Quote, verbatim, all material below, without pictures.

==================================================

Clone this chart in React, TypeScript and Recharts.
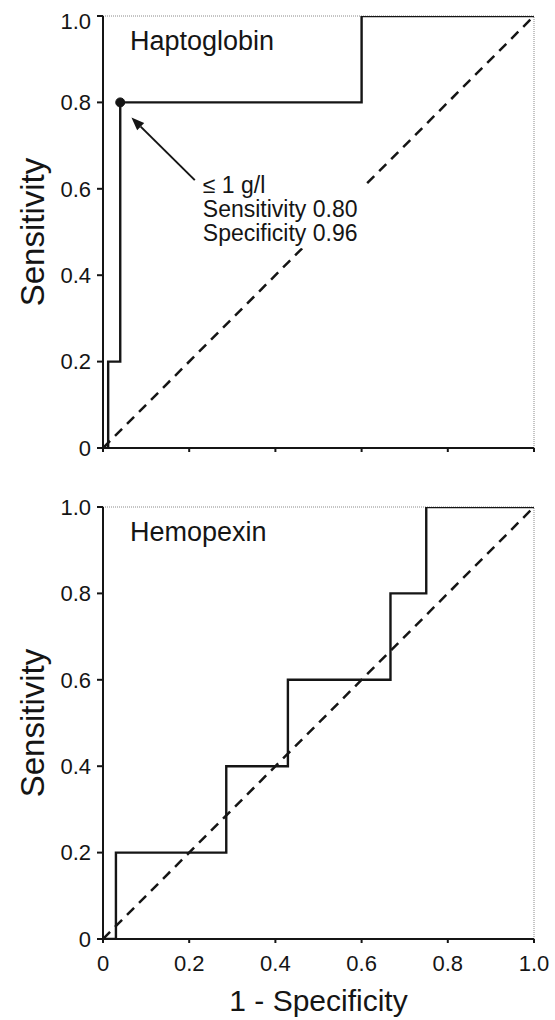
import React from 'react';
import { ComposedChart, Line, XAxis, YAxis, ReferenceLine, ReferenceDot } from 'recharts';

const axisTicks = [0, 0.2, 0.4, 0.6, 0.8, 1.0];

const haptoX = [0, 0.012, 0.012, 0.04, 0.04, 0.6, 0.6, 1.0];
const haptoY = [0, 0, 0.2, 0.2, 0.8, 0.8, 1.0, 1.0];

const hemoX = [0, 0.03, 0.03, 0.286, 0.286, 0.429, 0.429, 0.667, 0.667, 0.75, 0.75, 1.0];
const hemoY = [0, 0, 0.2, 0.2, 0.4, 0.4, 0.6, 0.6, 0.8, 0.8, 1.0, 1.0];

const diagX = [0, 1];
const diagY = [0, 1];

const cutoffPoint = { x: 0.04, y: 0.8 };
const arrowTail = { x: 0.213, y: 0.62 };
const arrowHead = { x: 0.066, y: 0.765 };
const annotationLines = ['\u2264 1 g/l', 'Sensitivity 0.80', 'Specificity 0.96'];

const titles = ['Haptoglobin', 'Hemopexin'];
const xLabel = '1 - Specificity';
const yLabel = 'Sensitivity';

const toPoints = (xs: number[], ys: number[]) => xs.map((x, i) => ({ x, y: ys[i] }));

const FONT = '"Liberation Sans", Arial, sans-serif';
const INK = '#151515';

const fmt = (v: number) => (v === 0 ? '0' : v.toFixed(1));

const ArrowShape = (props: any) => {
  const { x1, y1, x2, y2 } = props;
  const dx = x2 - x1;
  const dy = y2 - y1;
  const len = Math.sqrt(dx * dx + dy * dy) || 1;
  const ux = dx / len;
  const uy = dy / len;
  const hl = 13;
  const hw = 5;
  const bx = x2 - ux * hl;
  const by = y2 - uy * hl;
  const px = -uy;
  const py = ux;
  return (
    <g>
      <rect x={x1 + 3} y={y1 + 2} width={168} height={66} fill="#ffffff" />
      <line x1={x1} y1={y1} x2={bx} y2={by} stroke={INK} strokeWidth={2} />
      <polygon
        points={`${x2},${y2} ${bx + px * hw},${by + py * hw} ${bx - px * hw},${by - py * hw}`}
        fill={INK}
      />
      {annotationLines.map((t, i) => (
        <text key={i} x={x1 + 8} y={y1 + 13 + i * 24} fontSize={23} fontFamily={FONT} fill={INK}>
          {t}
        </text>
      ))}
    </g>
  );
};

type PanelProps = {
  title: string;
  roc: { x: number; y: number }[];
  height: number;
  margin: { top: number; right: number; left: number; bottom: number };
  showXLabels: boolean;
  annotate: boolean;
};

const Panel = ({ title, roc, height, margin, showXLabels, annotate }: PanelProps) => (
  <ComposedChart width={547} height={height} margin={margin}>
    <XAxis
      type="number"
      dataKey="x"
      domain={[0, 1]}
      ticks={axisTicks}
      tickFormatter={showXLabels ? fmt : () => ''}
      height={showXLabels ? 81 : 20}
      axisLine={{ stroke: INK, strokeWidth: 2 }}
      tickLine={{ stroke: INK, strokeWidth: 2 }}
      tickSize={4}
      tickMargin={12}
      tick={{ fill: INK, fontSize: 22, fontFamily: FONT }}
      allowDataOverflow
      label={
        showXLabels
          ? {
              content: (p: any) => {
                const vb = p.viewBox || {};
                return (
                  <text
                    x={vb.x + vb.width / 2}
                    y={vb.y + 61}
                    textAnchor="middle"
                    dominantBaseline="central"
                    fontSize={30}
                    fontFamily={FONT}
                    fill={INK}
                  >
                    {xLabel}
                  </text>
                );
              },
            }
          : undefined
      }
    />
    <YAxis
      type="number"
      dataKey="y"
      domain={[0, 1]}
      ticks={axisTicks}
      tickFormatter={fmt}
      width={95}
      axisLine={{ stroke: INK, strokeWidth: 2 }}
      tickLine={{ stroke: INK, strokeWidth: 2 }}
      tickSize={6}
      tickMargin={6}
      tick={{ fill: INK, fontSize: 22, fontFamily: FONT }}
      allowDataOverflow
      label={{
        content: (p: any) => {
          const vb = p.viewBox || {};
          const cx = 24;
          const cy = vb.y + vb.height / 2;
          return (
            <text
              x={cx}
              y={cy}
              transform={`rotate(-90, ${cx}, ${cy})`}
              textAnchor="middle"
              dominantBaseline="central"
              fontSize={33}
              fontFamily={FONT}
              fill={INK}
            >
              {yLabel}
            </text>
          );
        },
      }}
    />
    <ReferenceLine
      y={1}
      stroke="#8a8a8a"
      strokeWidth={1}
      strokeDasharray="1 1"
      label={{
        content: (p: any) => {
          const vb = p.viewBox || {};
          return (
            <text x={vb.x + 27} y={vb.y + 34} fontSize={27} fontFamily={FONT} fill={INK}>
              {title}
            </text>
          );
        },
      }}
    />
    <ReferenceLine x={1} stroke="#8a8a8a" strokeWidth={1} strokeDasharray="1 1" />
    <Line
      data={toPoints(diagX, diagY)}
      dataKey="y"
      type="linear"
      stroke={INK}
      strokeWidth={2.5}
      strokeDasharray="10 7"
      dot={false}
      activeDot={false}
      isAnimationActive={false}
    />
    <Line
      data={roc}
      dataKey="y"
      type="linear"
      stroke={INK}
      strokeWidth={2.4}
      dot={false}
      activeDot={false}
      isAnimationActive={false}
    />
    {annotate && (
      <ReferenceDot x={cutoffPoint.x} y={cutoffPoint.y} r={4.5} fill={INK} stroke={INK} />
    )}
    {annotate && (
      <ReferenceLine
        segment={[arrowTail, arrowHead]}
        stroke={INK}
        shape={ArrowShape}
      />
    )}
  </ComposedChart>
);

export default function App() {
  return (
    <div style={{ position: 'fixed', top: 8, left: 8, width: 547, height: 1012, background: '#fff' }}>
      <Panel
        title={titles[0]}
        roc={toPoints(haptoX, haptoY)}
        height={460}
        margin={{ top: 8, right: 21, left: 0, bottom: 0 }}
        showXLabels={false}
        annotate={true}
      />
      <Panel
        title={titles[1]}
        roc={toPoints(hemoX, hemoY)}
        height={552}
        margin={{ top: 39, right: 21, left: 0, bottom: 0 }}
        showXLabels={true}
        annotate={false}
      />
    </div>
  );
}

==================================================

> Result below:
Clone this chart in React, TypeScript and Recharts.
import React from 'react';
import { ComposedChart, Line, XAxis, YAxis, ReferenceLine, ReferenceDot } from 'recharts';

const axisTicks = [0, 0.2, 0.4, 0.6, 0.8, 1.0];

const haptoX = [0, 0.012, 0.012, 0.04, 0.04, 0.6, 0.6, 1.0];
const haptoY = [0, 0, 0.2, 0.2, 0.8, 0.8, 1.0, 1.0];

const hemoX = [0, 0.03, 0.03, 0.286, 0.286, 0.429, 0.429, 0.667, 0.667, 0.75, 0.75, 1.0];
const hemoY = [0, 0, 0.2, 0.2, 0.4, 0.4, 0.6, 0.6, 0.8, 0.8, 1.0, 1.0];

const diagX = [0, 1];
const diagY = [0, 1];

const cutoffPoint = { x: 0.04, y: 0.8 };
const arrowTail = { x: 0.213, y: 0.62 };
const arrowHead = { x: 0.066, y: 0.765 };
const annotationLines = ['\u2264 1 g/l', 'Sensitivity 0.80', 'Specificity 0.96'];

const titles = ['Haptoglobin', 'Hemopexin'];
const xLabel = '1 - Specificity';
const yLabel = 'Sensitivity';

const toPoints = (xs: number[], ys: number[]) => xs.map((x, i) => ({ x, y: ys[i] }));

const FONT = '"Liberation Sans", Arial, sans-serif';
const INK = '#151515';

const fmt = (v: number) => (v === 0 ? '0' : v.toFixed(1));

const ArrowShape = (props: any) => {
  const { x1, y1, x2, y2 } = props;
  const dx = x2 - x1;
  const dy = y2 - y1;
  const len = Math.sqrt(dx * dx + dy * dy) || 1;
  const ux = dx / len;
  const uy = dy / len;
  const hl = 13;
  const hw = 5;
  const bx = x2 - ux * hl;
  const by = y2 - uy * hl;
  const px = -uy;
  const py = ux;
  return (
    <g>
      <rect x={x1 + 3} y={y1 + 2} width={168} height={66} fill="#ffffff" />
      <line x1={x1} y1={y1} x2={bx} y2={by} stroke={INK} strokeWidth={2} />
      <polygon
        points={`${x2},${y2} ${bx + px * hw},${by + py * hw} ${bx - px * hw},${by - py * hw}`}
        fill={INK}
      />
      {annotationLines.map((t, i) => (
        <text key={i} x={x1 + 8} y={y1 + 13 + i * 24} fontSize={23} fontFamily={FONT} fill={INK}>
          {t}
        </text>
      ))}
    </g>
  );
};

type PanelProps = {
  title: string;
  roc: { x: number; y: number }[];
  height: number;
  margin: { top: number; right: number; left: number; bottom: number };
  showXLabels: boolean;
  annotate: boolean;
};

const Panel = ({ title, roc, height, margin, showXLabels, annotate }: PanelProps) => (
  <ComposedChart width={547} height={height} margin={margin}>
    <XAxis
      type="number"
      dataKey="x"
      domain={[0, 1]}
      ticks={axisTicks}
      tickFormatter={showXLabels ? fmt : () => ''}
      height={showXLabels ? 81 : 20}
      axisLine={{ stroke: INK, strokeWidth: 2 }}
      tickLine={{ stroke: INK, strokeWidth: 2 }}
      tickSize={4}
      tickMargin={12}
      tick={{ fill: INK, fontSize: 22, fontFamily: FONT }}
      allowDataOverflow
      label={
        showXLabels
          ? {
              content: (p: any) => {
                const vb = p.viewBox || {};
                return (
                  <text
                    x={vb.x + vb.width / 2}
                    y={vb.y + 61}
                    textAnchor="middle"
                    dominantBaseline="central"
                    fontSize={30}
                    fontFamily={FONT}
                    fill={INK}
                  >
                    {xLabel}
                  </text>
                );
              },
            }
          : undefined
      }
    />
    <YAxis
      type="number"
      dataKey="y"
      domain={[0, 1]}
      ticks={axisTicks}
      tickFormatter={fmt}
      width={95}
      axisLine={{ stroke: INK, strokeWidth: 2 }}
      tickLine={{ stroke: INK, strokeWidth: 2 }}
      tickSize={6}
      tickMargin={6}
      tick={{ fill: INK, fontSize: 22, fontFamily: FONT }}
      allowDataOverflow
      label={{
        content: (p: any) => {
          const vb = p.viewBox || {};
          const cx = 24;
          const cy = vb.y + vb.height / 2;
          return (
            <text
              x={cx}
              y={cy}
              transform={`rotate(-90, ${cx}, ${cy})`}
              textAnchor="middle"
              dominantBaseline="central"
              fontSize={33}
              fontFamily={FONT}
              fill={INK}
            >
              {yLabel}
            </text>
          );
        },
      }}
    />
    <ReferenceLine
      y={1}
      stroke="#8a8a8a"
      strokeWidth={1}
      strokeDasharray="1 1"
      label={{
        content: (p: any) => {
          const vb = p.viewBox || {};
          return (
            <text x={vb.x + 27} y={vb.y + 34} fontSize={27} fontFamily={FONT} fill={INK}>
              {title}
            </text>
          );
        },
      }}
    />
    <ReferenceLine x={1} stroke="#8a8a8a" strokeWidth={1} strokeDasharray="1 1" />
    <Line
      data={toPoints(diagX, diagY)}
      dataKey="y"
      type="linear"
      stroke={INK}
      strokeWidth={2.5}
      strokeDasharray="10 7"
      dot={false}
      activeDot={false}
      isAnimationActive={false}
    />
    <Line
      data={roc}
      dataKey="y"
      type="linear"
      stroke={INK}
      strokeWidth={2.4}
      dot={false}
      activeDot={false}
      isAnimationActive={false}
    />
    {annotate && (
      <ReferenceDot x={cutoffPoint.x} y={cutoffPoint.y} r={4.5} fill={INK} stroke={INK} />
    )}
    {annotate && (
      <ReferenceLine
        segment={[arrowTail, arrowHead]}
        stroke={INK}
        shape={ArrowShape}
      />
    )}
  </ComposedChart>
);

export default function App() {
  return (
    <div style={{ position: 'fixed', top: 8, left: 8, width: 547, height: 1012, background: '#fff' }}>
      <Panel
        title={titles[0]}
        roc={toPoints(haptoX, haptoY)}
        height={460}
        margin={{ top: 8, right: 21, left: 0, bottom: 0 }}
        showXLabels={false}
        annotate={true}
      />
      <Panel
        title={titles[1]}
        roc={toPoints(hemoX, hemoY)}
        height={552}
        margin={{ top: 39, right: 21, left: 0, bottom: 0 }}
        showXLabels={true}
        annotate={false}
      />
    </div>
  );
}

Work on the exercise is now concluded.